Some real-estate developments in New York City can’t win for losing – even when they agree to ditch locally unpopular luxury condos. Consider the project to turn the Bedford Union Armory in Crown Heights, Brooklyn, into a recreation center mixed with housing. A week after the divisive project cleared a major hurdle with neighborhood opponents, a new legal roadblock has emerged.
The Legal Aid Society will hold an event on the steps of City Hall at 11 o’clock this morning, unveiling its planned lawsuit to block the project, the Real Deal reports. The suit will challenge not only the current plan for the Crown Heights site, but also the city’s method of evaluating tenant displacement in land-use decisions.
The project’s developer, BFC Partners, appeared to appease neighborhood activists last week when it agreed to drop widely derided luxury condos from the housing mix, and instead build 250 affordable rental apartments with rents ranging from $521 to $1,166 a month. Neighborhood residents would be allotted half of the recreation center’s memberships for $10 a month. The changes won the endorsement of local city councilwoman Laurie Cumbo, a major opponent of the developer’s original plan. Now comes the lawsuit – a day before the full city council is scheduled to vote on the modified plan.
The project continues to serve as a lightning rod for neighborhood activists pushing back against the relentless march of gentrification, which is spreading especially briskly in Brooklyn. Some protesters were arrested during a city Planning Commission hearing on the plan.

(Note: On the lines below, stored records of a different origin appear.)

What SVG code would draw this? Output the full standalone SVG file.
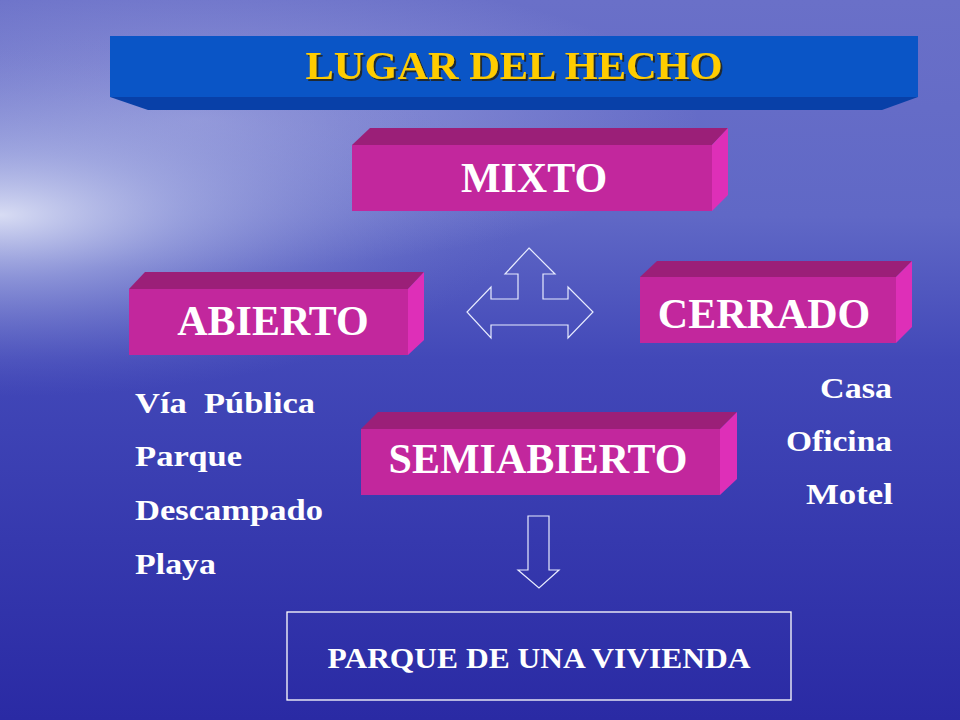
<svg xmlns="http://www.w3.org/2000/svg" width="960" height="720" viewBox="0 0 960 720">
<defs>
<linearGradient id="bg" x1="0" y1="0" x2="0" y2="1">
<stop offset="0" stop-color="#6a70c8"/>
<stop offset="0.3" stop-color="#6068c6"/>
<stop offset="0.5" stop-color="#4248b8"/>
<stop offset="1" stop-color="#2a2aa4"/>
</linearGradient>
<radialGradient id="glow" gradientUnits="userSpaceOnUse" cx="0" cy="215" r="520" gradientTransform="translate(0,215) scale(1,0.35) translate(0,-215)">
<stop offset="0" stop-color="#e4e8f8" stop-opacity="0.9"/>
<stop offset="0.35" stop-color="#b8c0ea" stop-opacity="0.55"/>
<stop offset="1" stop-color="#7078cc" stop-opacity="0"/>
</radialGradient>
<radialGradient id="glow2" gradientUnits="userSpaceOnUse" cx="200" cy="120" r="500" gradientTransform="translate(200,120) scale(1,0.3) translate(-200,-120)">
<stop offset="0" stop-color="#c8ccf0" stop-opacity="0.45"/>
<stop offset="1" stop-color="#c8ccf0" stop-opacity="0"/>
</radialGradient>
<filter id="shadow" x="-5%" y="-20%" width="110%" height="140%">
<feDropShadow dx="2" dy="2" stdDeviation="0.6" flood-color="#2a1a00" flood-opacity="0.75"/>
</filter>
<style>
.front{fill:#c2279d}
.top{fill:#9b1f78}
.side{fill:#de2fb8}
.lbl{font-family:"Liberation Serif","Times New Roman",serif;font-weight:bold;fill:#ffffff}
.big{font-size:42px}
.list{font-size:30px}
.arrow{fill:none;stroke:#e8ecff;stroke-width:1.2}
</style>
</defs>
<rect width="960" height="720" fill="url(#bg)"/>
<rect width="960" height="720" fill="url(#glow2)"/>
<rect width="960" height="720" fill="url(#glow)"/>
<g id="title">
<polygon points="110,97 918,97 882,110 148,110" fill="#0840a8"/>
<rect x="110" y="36" width="808" height="61" fill="#0a55c6"/>
<text x="514" y="79" text-anchor="middle" font-family="Liberation Serif, Times New Roman, serif" font-weight="bold" font-size="40" fill="#ffcc00" textLength="417" lengthAdjust="spacingAndGlyphs" filter="url(#shadow)">LUGAR DEL HECHO</text>
</g>
<g id="mixto">
<polygon class="top" points="352,145 370,128 728,128 712,145"/>
<polygon class="side" points="712,145 728,128 728,195 712,211"/>
<rect class="front" x="352" y="145" width="360" height="66"/>
<text class="lbl big" x="534" y="192" text-anchor="middle">MIXTO</text>
</g>
<g id="abierto">
<polygon class="top" points="129,289 145,272 424,272 408,289"/>
<polygon class="side" points="408,289 424,272 424,340 408,355"/>
<rect class="front" x="129" y="289" width="279" height="66"/>
<text class="lbl big" x="273" y="335" text-anchor="middle">ABIERTO</text>
</g>
<g id="cerrado">
<polygon class="top" points="640,277 657,261 912,261 896,277"/>
<polygon class="side" points="896,277 912,261 912,327 896,343"/>
<rect class="front" x="640" y="277" width="256" height="66"/>
<text class="lbl big" x="764" y="328" text-anchor="middle">CERRADO</text>
</g>
<g id="semiabierto">
<polygon class="top" points="361,429 378,412 737,412 720,429"/>
<polygon class="side" points="720,429 737,412 737,479 720,495"/>
<rect class="front" x="361" y="429" width="359" height="66"/>
<text class="lbl big" x="538" y="473" text-anchor="middle">SEMIABIERTO</text>
</g>
<g id="lista-abierto">
<text class="lbl list" x="135" y="413" xml:space="preserve" textLength="180" lengthAdjust="spacingAndGlyphs">Vía  Pública</text>
<text class="lbl list" x="135" y="466" textLength="107" lengthAdjust="spacingAndGlyphs">Parque</text>
<text class="lbl list" x="135" y="520" textLength="188" lengthAdjust="spacingAndGlyphs">Descampado</text>
<text class="lbl list" x="135" y="574" textLength="81" lengthAdjust="spacingAndGlyphs">Playa</text>
</g>
<g id="lista-cerrado">
<text class="lbl list" x="820" y="398" textLength="72" lengthAdjust="spacingAndGlyphs">Casa</text>
<text class="lbl list" x="786" y="451" textLength="106" lengthAdjust="spacingAndGlyphs">Oficina</text>
<text class="lbl list" x="806" y="504" textLength="87" lengthAdjust="spacingAndGlyphs">Motel</text>
</g>
<g id="parque-vivienda">
<rect x="287" y="612" width="504" height="88" fill="none" stroke="#ffffff" stroke-width="1.3"/>
<text class="lbl" x="539" y="668" text-anchor="middle" font-size="30" textLength="423" lengthAdjust="spacingAndGlyphs">PARQUE DE UNA VIVIENDA</text>
</g>
<g id="connectors">
<polygon class="arrow" points="529,248 555,274 543,274 543,299 568,299 568,287 593,312 568,338 568,325 491,325 491,338 467,312 491,287 491,299 518,299 518,274 505,274"/>
<polygon class="arrow" points="528,516 549,516 549,570 559,570 539,588 518,570 528,570"/>
</g>
</svg>
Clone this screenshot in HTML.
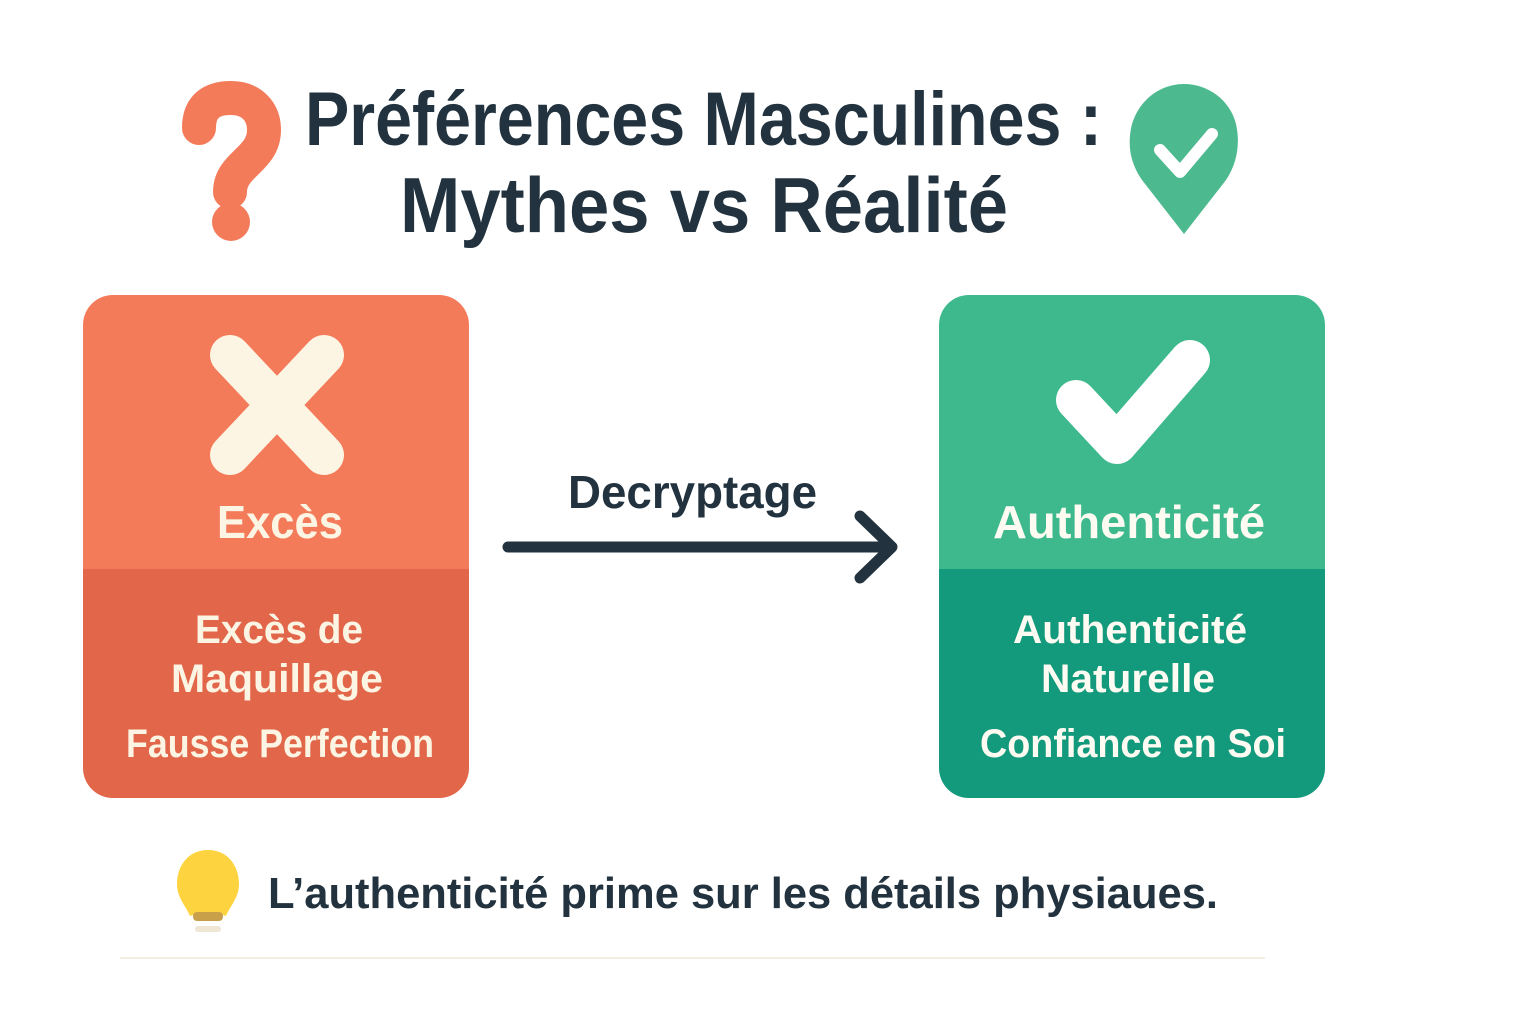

In an earlier statement, the Legal Aid Society said, “From the start, this project has been flawed and offers little relief for the residents of a neighborhood that’s suffering from gentrification and skyrocketing rents. Land that is fully owned by the public should serve an exclusive public purpose. Until the Bedford Union Armory development plan reflects that, we will continue to oppose it on behalf of our clients and other low-income New Yorkers who are in desperate need of affordable and permanent housing.”